Non-dharmic emotions are ones that arise when there is a collision with something hard inside us. That is the non- dharmic. The dharmic is when there is nothing in there. There is space and things can go right through. But more importantly, there is space for things to well up. The classic analogy for this, the simile for it, is that of a mountain lake. There are no rivers and no rain filling up the lake. It is getting completely refreshed from an underground fount, an underground spring welling up from the bottom, spreading fresh water throughout the lake.
In the same way, we are not depending on input from the world around us: the rivers coming into a lake. And we are not depending on the rain: all the thoughts and ideas we have in the mind. We are depending on neither in order to have this upwelling. Rather, there is a settledness, a relaxation, a real sense of presence, an attention to here. Then, an upwelling has a chance to arise.

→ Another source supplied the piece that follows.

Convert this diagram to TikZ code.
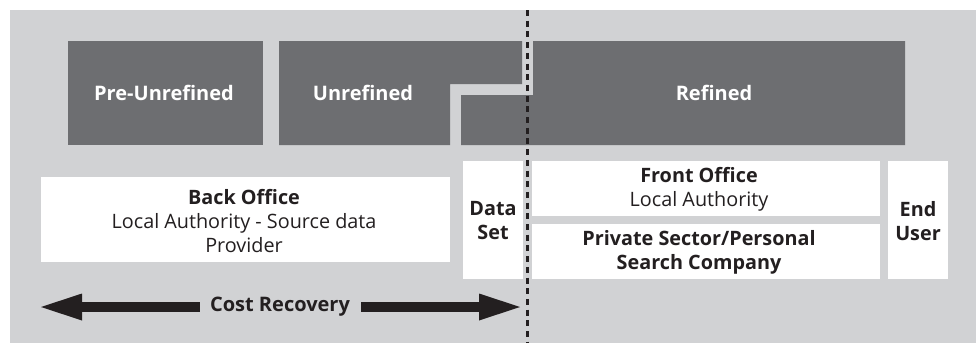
\documentclass[tikz,border=0pt]{standalone}
\usepackage{fontspec}
\setmainfont{Open Sans}
\usetikzlibrary{arrows.meta}
\definecolor{panel}{HTML}{D1D2D4}
\definecolor{blockgrey}{HTML}{6D6E71}
\definecolor{ink}{HTML}{231F20}
\tikzset{
  stage/.style={fill=blockgrey},
  stagelabel/.style={text=white, font=\fontsize{20}{24}\selectfont\bfseries, inner sep=0pt},
  rolebox/.style={fill=white},
  rolelabel/.style={text=ink, font=\fontsize{19.8}{24}\selectfont, align=center, inner sep=0pt},
  divider/.style={draw=ink, line width=3pt, dash pattern=on 6pt off 4.7pt},
  costarrow/.style={draw=ink, line width=10.5pt,
    -{Triangle[length=41pt,width=27pt,line width=0pt]}, fill=ink},
}
\begin{document}
\begin{tikzpicture}[x=1pt,y=-1pt]
\useasboundingbox (0,0) rectangle (976,343);
\fill[panel] (10,10) rectangle (976,343);

% data stages
\fill[stage] (68,41) rectangle (263,145);
\fill[stage] (279,41) -- (522,41) -- (522,84) -- (450,84) -- (450,145) -- (279,145) -- cycle;
\fill[stage] (533,41) -- (905,41) -- (905,145) -- (461,145) -- (461,95) -- (533,95) -- cycle;
\node[stagelabel] (pre) at (164,93) {Pre-Unrefined};
\node[stagelabel] (unref) at (363,93) {Unrefined};
\node[stagelabel] (ref) at (714,93) {Refined};

% roles
\fill[rolebox] (41,177) rectangle (450,262);
\fill[rolebox] (463,161) rectangle (523,279);
\fill[rolebox] (532,161) rectangle (880,216);
\fill[rolebox] (532,224) rectangle (880,279);
\fill[rolebox] (888,161) rectangle (948,279);

\node[rolelabel] (back) at (244,221) {\textbf{Back Office}\\Local Authority - Source data\\Provider};
\node[rolelabel] (dataset) at (493,221) {\textbf{Data}\\\textbf{Set}};
\node[rolelabel] (front) at (699,189) {\textbf{Front Office}\\Local Authority};
\node[rolelabel] (private) at (699,252) {\textbf{Private Sector/Personal}\\\textbf{Search Company}};
\node[rolelabel] (enduser) at (918,221) {\textbf{End}\\\textbf{User}};

% cost recovery span
\node[rolelabel, font=\fontsize{20}{24}\selectfont\bfseries] (cost) at (280,307) {Cost Recovery};
\coordinate (lefttip) at (41,307);
\coordinate (righttip) at (520,307);
\draw[costarrow] ([xshift=-10pt]cost.west) -- (lefttip);
\draw[costarrow] ([xshift=11pt]cost.east) -- (righttip);

% boundary line
\coordinate (dtop) at (527,10);
\coordinate (dbot) at (527,343);
\draw[divider] (dtop) -- (dbot);
\end{tikzpicture}
\end{document}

We have, within us, a tremendous dharmic capacity for a flow, a naturalness of positive emotions – things like love, care, joy, contentment, gratitude, delight, compassion. Beautiful, beautiful states. But they are not states that we make happen, reactively. They are almost like a gift that comes when our capacity to be present is expansive and open. We are patient and available, without the stirring up of, or the agitation of reactivity. Without a lot of desires and aversion pushing us around. There is a settledness happening.
There is a distinction between emotions born of our reactivity, and emotions arising from a deeper upwelling. This upwelling is not a reaction, but is more like the innate capacity of our psychophysical system to express itself, manifesting something responsive and in harmony with our environment and with what is happening.
I do not know how well I have articulated this, but I think maybe well enough for this distinction to give you something to reflect on this weekend. Think a little bit about the source of the different emotions that come through over the next few days. Are the emotions more reactive emotions – even the joyful ones? Are they reacting to something that is happening in the world so that it is touching or hitting something inside that then just reacts? Or is there an upwelling? Is there a naturalness? Is it almost as if you are getting out of the way and something wells up – dharmic joy, dharmic happiness – which does not depend on the conditions of the world? Reactive emotions depend on the conditions of the world, the world being ourselves as well. Dharmic emotions are independent, non-dependent, in a certain kind of way.
One announcement that some of you might be interested in: In a couple of weeks, on July ninth, through Insight Retreat Center, we are going to have a daylong online retreat on Zoom. I will be teaching it. If some of you would like to continue this in a deeper way during a daylong, you can go to the insightretreatcenter.org website. At some point, there will probably be announcement about this on the IMC website under What's New.
Thank you all. I was thinking that we might continue next week with the theme of emotions, but maybe going through and choosing five different emotions to consider and reflect on how to practice with. Perhaps we will consider how what we have been talking about this week might apply to particular situations. Thank you.